Theodore Washington was convicted of crime, and he appeals. Reversed and remanded.

Thos. B. Harvey (Jno. A. Gernez and T. J. Rowe, Jr., of counsel), for appellant. The Attorney General and John M. Dawson, Asst. Atty. Gen., for the State.

KENNISH, J.

At the October term, 1910, of the circuit court of the city of St. Louis, an indictment was returned against appellant and Ollie Jackson, charging them with having set up and kept divers gaming tables and gambling devices. Appellant was granted a severance, and at the February term, 1911, of said court was tried, convicted, and sentenced to imprisonment in the penitentiary for a term of two years. He appealed to this court.

The state introduced evidence tending to show the following facts: The building designated as No. 2309 Chestnut street in the city of St. Louis, a three-story brick building, had been occupied for several years by the Modern Horseshoe Club. On the first floor there was a reception hall, parlor, barroom, and buffet, all elaborately furnished. In the basement, which was reached by a stairway at the rear of the barroom, was a large room in which there were two pool tables.

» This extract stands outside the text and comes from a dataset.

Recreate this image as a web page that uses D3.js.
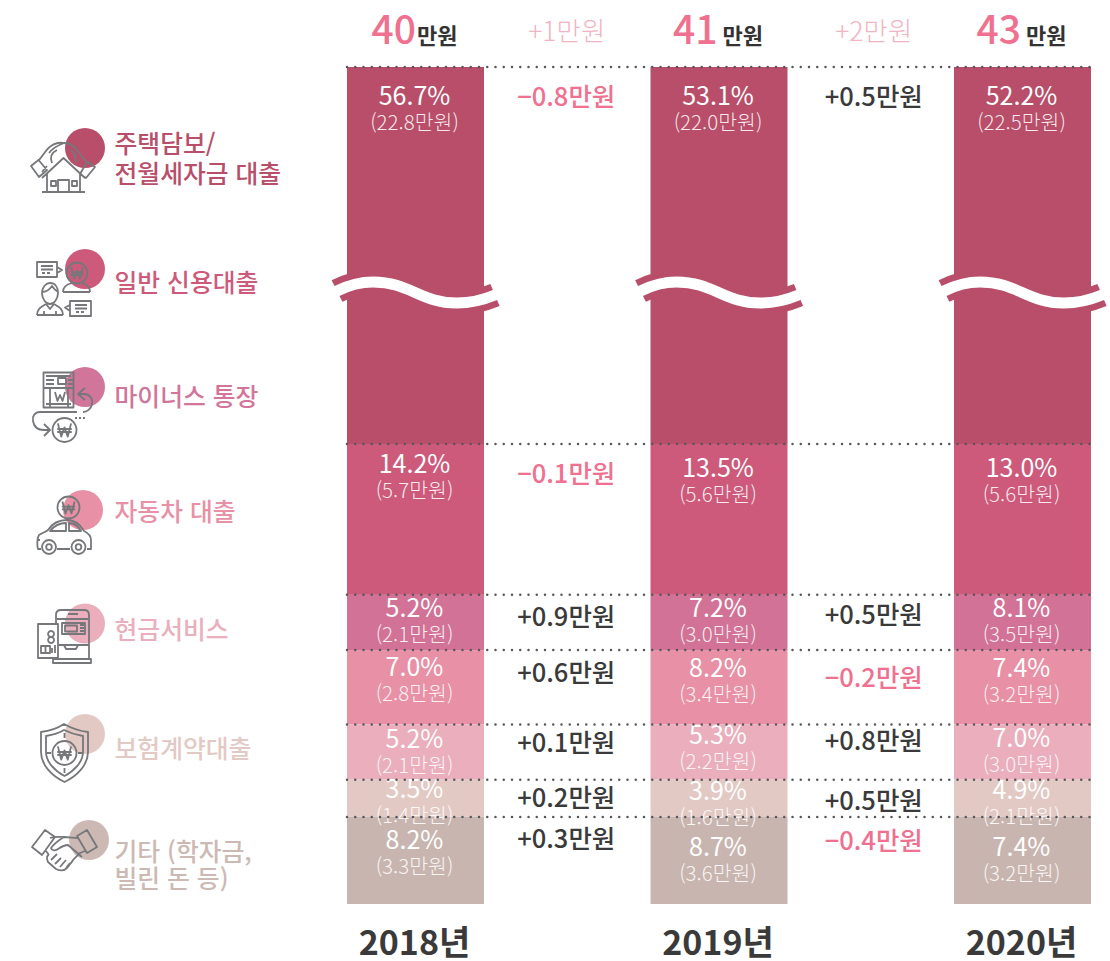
<!DOCTYPE html>
<html lang="ko"><head><meta charset="utf-8">
<script src="https://cdn.jsdelivr.net/npm/d3@7"></script>
<style>html,body{margin:0;padding:0;background:#fff}svg{display:block}
text{font-family:"Noto Sans CJK KR","Noto Sans",sans-serif}</style></head><body>
<svg id="c" width="1110" height="961"></svg>
<script>
// ---------- data ----------
const years = ["2018년", "2019년", "2020년"];
const totals = ["40", "41", "43"];
const totalChange = ["+1만원", "+2만원"];
const categories = ["주택담보/ 전월세자금 대출", "일반 신용대출", "마이너스 통장", "자동차 대출", "현금서비스", "보험계약대출", "기타 (학자금, 빌린 돈 등)"];
const shares2018 = [56.7, 14.2, 5.2, 7.0, 5.2, 3.5, 8.2];
const shares2019 = [53.1, 13.5, 7.2, 8.2, 5.3, 3.9, 8.7];
const shares2020 = [52.2, 13.0, 8.1, 7.4, 7.0, 4.9, 7.4];
const amounts2018 = [22.8, 5.7, 2.1, 2.8, 2.1, 1.4, 3.3];
const amounts2019 = [22.0, 5.6, 3.0, 3.4, 2.2, 1.6, 3.6];
const amounts2020 = [22.5, 5.6, 3.5, 3.2, 3.0, 2.1, 3.2];
const delta1819 = ["−0.8", "−0.1", "+0.9", "+0.6", "+0.1", "+0.2", "+0.3"];
const delta1920 = ["+0.5", null, "+0.5", "−0.2", "+0.8", "+0.5", "−0.4"];

// ---------- styles / layout ----------
const colors = ["#B84E69", "#CD5A7B", "#D27296", "#E890A5", "#EAAEBC", "#E3C9C4", "#C9B5AF"];
const pink = "#F0708F", dark = "#3A3A3A", iconGrey = "#76777B";
const svg = d3.select("#c");
const barW = 137;
const x = d3.scalePoint().domain(years).range([415.5, 1022.5]);
const xMid = i => (x(years[i]) + x(years[i + 1])) / 2 - 2;

// Stack follows the 2018 shares in every column; the top segment is cut by the axis break.
const below = d3.sum(shares2018.slice(1));
const y = d3.scaleLinear().domain([0, below, 100]).range([904, 444, 67]);
const edges = shares2018.map((_, i) => y(100 - d3.sum(shares2018.slice(0, i))));
edges.push(y(0));

const allShares = [shares2018, shares2019, shares2020];
const allAmounts = [amounts2018, amounts2019, amounts2020];
// text centre lines per column (picture layout)
const labelYs = [
  [96.5, 464.5, 608.5, 667.5, 739.5, 789.5, 840.5],
  [96.5, 468.5, 608.5, 668.5, 735.5, 791.5, 847.5],
  [96.5, 468.5, 608.5, 668.5, 738.5, 790.5, 847.5]];
const deltaYs = [
  [97, 474, 617, 673, 743, 798, 839],
  [97, 474, 615, 678, 741, 801, 841]];

// ---------- bars ----------
years.forEach((yr, c) => {
  svg.append("g").selectAll("rect").data(allShares[c]).join("rect")
    .attr("x", x(yr) - barW / 2).attr("width", barW)
    .attr("y", (d, i) => edges[i]).attr("height", (d, i) => edges[i + 1] - edges[i])
    .attr("fill", (d, i) => colors[i]);
});

// ---------- axis break ----------
const wave = "M337,291C349,285 360,282 373,282C410,282 420,303 457,303C470,303 483,300 495,295";
years.forEach((yr, c) => {
  const g = svg.append("g").attr("transform", `translate(${x(yr) - x(years[0])},0)`);
  g.append("path").attr("d", wave).attr("fill", "none").attr("stroke", colors[0]).attr("stroke-width", 24);
  g.append("path").attr("d", wave).attr("fill", "none").attr("stroke", "#fff").attr("stroke-width", 11).attr("stroke-linecap", "square");
});

// ---------- bar labels ----------
years.forEach((yr, c) => {
  const g = svg.append("g").attr("text-anchor", "middle").attr("fill", "#fff");
  g.selectAll("text.p").data(allShares[c]).join("text").attr("class", "p")
    .attr("x", x(yr) - 1).attr("y", (d, i) => labelYs[c][i]).attr("dy", "0.35em")
    .attr("font-size", 25).attr("font-weight", 400)
    .text(d => d.toFixed(1) + "%");
  g.selectAll("text.a").data(allAmounts[c]).join("text").attr("class", "a")
    .attr("x", x(yr) - 1).attr("y", (d, i) => labelYs[c][i] + 26).attr("dy", "0.35em")
    .attr("font-size", 20.5).attr("font-weight", 300).attr("fill-opacity", .88)
    .text(d => "(" + d.toFixed(1) + "만원)");
});

// ---------- dotted separators ----------
edges.slice(0, 7).forEach(e => {
  svg.append("line").attr("x1", 347).attr("x2", 1092).attr("y1", e).attr("y2", e)
    .attr("stroke", "#55565a").attr("stroke-width", 2.5).attr("stroke-linecap", "round")
    .attr("stroke-dasharray", "0 8.25");
});

// ---------- delta columns ----------
[delta1819, delta1920].forEach((arr, c) => {
  svg.append("g").attr("text-anchor", "middle").selectAll("text").data(arr).join("text")
    .attr("x", xMid(c) + (c ? 5 : 1)).attr("y", (d, i) => deltaYs[c][i]).attr("dy", "0.35em")
    .attr("font-size", 25.5).attr("font-weight", 500)
    .attr("fill", d => d && d[0] === "−" ? pink : dark)
    .text(d => d ? d + "만원" : "");
});

// ---------- totals ----------
totals.forEach((t, c) => {
  const tx = svg.append("text").attr("x", x(years[c]) - 1).attr("y", 43.5).attr("text-anchor", "middle");
  tx.append("tspan").attr("font-size", 39).attr("font-weight", 500).attr("fill", pink).text(t);
  tx.append("tspan").attr("font-size", 22).attr("font-weight", 700).attr("fill", "#333").attr("dx", c === 0 ? 1 : 5).text("만원");
});
totalChange.forEach((t, c) => {
  svg.append("text").attr("x", xMid(c) + (c ? 5 : 1.5)).attr("y", 32).attr("dy", "0.35em").attr("text-anchor", "middle")
    .attr("font-size", 26.5).attr("font-weight", 300).attr("fill", "#F2B3C2").text(t);
});

// ---------- year labels ----------
svg.append("g").attr("text-anchor", "middle").selectAll("text").data(years).join("text")
  .attr("x", d => x(d) - 1).attr("y", 955).attr("font-size", 34).attr("font-weight", 700).attr("fill", "#3A3A3A").text(d => d);

// ---------- legend ----------
const legendLines = [["주택담보/", "전월세자금 대출"], ["일반 신용대출"], ["마이너스 통장"], ["자동차 대출"], ["현금서비스"], ["보험계약대출"], ["기타 (학자금,", "빌린 돈 등)"]];
const legendY = [144, 283, 397, 512, 630, 749, 852];
const legendColors = ["#B84E69", "#CD5A7B", "#D2759A", "#E890A5", "#EAAEBC", "#E3C9C4", "#CDB9B4"];
legendLines.forEach((ls, i) => {
  svg.append("g").selectAll("text").data(ls).join("text")
    .attr("x", 114.5).attr("y", (d, j) => legendY[i] + j * (i === 0 ? 30 : 27)).attr("dy", "0.35em")
    .attr("font-size", 24.8).attr("font-weight", 500).attr("fill", legendColors[i]).text(d => d);
});

// ---------- icons ----------
const circles = [[85, 148], [85, 269], [85, 387], [83, 510], [85, 623.5], [85, 734], [89, 840]];
svg.append("g").selectAll("circle").data(circles).join("circle")
  .attr("cx", d => d[0]).attr("cy", d => d[1]).attr("r", 20).attr("fill", (d, i) => legendColors[i]);

const ring = (cx, cy, r) => `M${cx - r},${cy}a${r},${r} 0 1,0 ${2 * r},0a${r},${r} 0 1,0 ${-2 * r},0`;
const won = (cx, cy, r) => {
  const k = r * 0.55;
  const w = `M${cx - k},${cy - k}L${cx - k / 2},${cy + k}L${cx},${cy - k * .4}L${cx + k / 2},${cy + k}L${cx + k},${cy - k}M${cx - k * 1.1},${cy - k * .15}H${cx + k * 1.1}M${cx - k * 1.1},${cy + k * .3}H${cx + k * 1.1}`;
  return ring(cx, cy, r) + w;
};
const rect = (a, b, w, h) => `M${a},${b}h${w}v${h}h${-w}Z`;
const icons = [
  // house in hands
  "M42,178L63.5,158L85,178M47,174V192M80,174V192M42,192H85M58,192V180H69V192" + rect(51, 181, 5, 5) + rect(72, 181, 5, 5) +
  "M31,166L38.5,160L47,170L39,177ZM39,160C43,156 46,149 51,146C55,143 61,142 64,143C70,143 74,146 78,151C82,157 84,160 88,163M42,172L47,166M52,163C50,158 51,153 57,150M64,143C56,146 52,149 49,153M95,167L87,162L80,174L86,178ZM76,162C76,158 75,154 71,150",
  // two people
  rect(37, 262, 20, 15) + "M57,267L62,270L57,273M41,266H53M41,269.5H53M42,273H45M47,273H50" + won(77, 273, 10.5) +
  "M63,292C63,286 68,284 72,283M90,292C90,286 86,284 82,283M63,292H90" +
  "M42,293C42,287 46,283 50,283C55,283 58,287 58,293C58,299 54,304 50,304C46,304 42,299 42,293ZM42,292C46,292 50,289 52,286C54,289 56,291 58,292M37,315C37,309 41,307 46,304M63,315C63,309 59,307 54,304M37,315H63M44,315V311M56,315V311M46,304L50,309L54,304" +
  rect(70, 301, 21, 15) + "M70,305L65,307.5L70,311M75,305H87M75,308.5H87M76,312H79M81,312H84",
  // passbook and arrows
  rect(43.5, 372.5, 30, 35) + "M46,376H71M43.5,388H73.5M46,380H54M46,384H54M58,378H66V384H58ZM68,380H73M68,384H73M50,388V407M68,388V407M46,404H71" +
  "M55,392L57.5,401L60,395L62.5,401L65,392" +
  "M85,388L78,394L85,400M78,394H84C90,394 93,399 92,404C91,409 87,412 83,412M77,412H40C35,412 32,416 33,421C34,427 38,430 44,430H50M44,424L50,430L44,436" + won(64.5, 430, 12) + "M75,418H77M79,418H81M83,418H85",
  // car and coin
  won(68.5, 507.5, 11) +
  "M41,549H38C37,546 37,538 39,535C42,533 46,532 48,530C52,524 58,520 67,520C75,520 80,524 84,531C88,533 91,535 91,540V549H87M70,549H57M50,531C54,526 60,523 66,523V531ZM69,523C74,523 78,526 81,531H69ZM37,540H40" + ring(49, 547, 7) + ring(49, 547, 2.8) + ring(78.5, 547, 7) + ring(78.5, 547, 2.8),
  // ATM and card
  "M56,624V615C56,612 58,610 61,610H84C87,610 89,612 89,615V659M57,619H88M68,614H78M53,659H91V663H53ZM58,658V645H89" +
  rect(62, 623, 23, 11) + rect(65, 625.5, 12, 6) + "M80,625H84M80,628H84M80,631H84M64,645L66,649H76L78,645" +
  "M38,624H58V658H38ZM51,631a3,3 0 1,0 0.1,0M51,637a3,3 0 1,0 0.1,0" + rect(41, 646, 9, 7) + "M45.5,646V653M52,653V648M55,653V645",
  // shield
  "M41,732C50,731 58,728 64,724C71,728 79,731 88,732V752C88,765 77,776 64.5,782C52,776 41,765 41,752ZM46,736C52,735 59,733 64,730C70,733 77,735 83,736V752C83,762 74,771 64.5,776C55,771 46,762 46,752Z" + won(64.5, 753, 12) + "M64.5,733V738M64.5,768V773M46,753H51M78,753H83",
  // handshake
  "M32,847L45,830L55,837L42,855ZM77,836L87,830L97,847L87,853ZM50,838C56,836 60,837 64,837C69,837 74,838 78,838M46,851L49,855M85,851L80,853C76,857 73,859 71,863L67,868C64,871 60,871 56,869L48,862C46,858 47,855 49,855M64,837C59,840 54,844 51,848C52,851 55,851 58,849C61,847 64,845 68,845L82,857M51,860L57,854M55,864L61,858M60,867L66,860M66,868L70,863"
];
svg.append("g").attr("fill", "none").attr("stroke", iconGrey).attr("stroke-width", 1.8).attr("stroke-linejoin", "round")
  .selectAll("path").data(icons).join("path").attr("d", d => d);
</script></body></html>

A poker game was operated regularly in the barroom, and a crap game in the basement; the pool tables being used as crap tables. Both games were played for money by the frequenters of the rooms. They were not "bank" games, but were games in which the players made the wagers with each other. There was a man in charge of each game, however, who collected from the players a "take-off" for "the house." At each of the crap tables the man in charge of the game, at the time each bet was made, would take out of the money wagered five cents or more according to the amount of the bet. When the crap games were running, the defendant frequently went to the pool tables, counted the money taken in by the man in charge, and took part of the money upstairs with him. This frequently happened several times the same night. He also played at the poker tables, and in one instance took charge of the "kitty" that belonged to "the house" and carried it away from the poker table. When the games were in progress, the defendant was in constant attendance around the premises, watching the games and preserving order. A witness who had previously been employed at the club as a bartender testified that the defendant was the manager of the club and sometimes paid the witness his wages.

The defendant testified in his own behalf as follows: He was employed by the Modern Horseshoe Club and received a regular salary for his services. His duties were to ascertain whether or not people entering the building were members of the club, see that members coming into the rooms were seated and served, attend to the books and records, and look after the interests of the club. He had no connection with the gambling games, had no control over them nor anything whatever to do with them, and never received any profit or benefit from them. He never went to the basement room for money except to have bills changed in order to make change for a customer at the bar. The defendant's own testimony was the only evidence offered by him.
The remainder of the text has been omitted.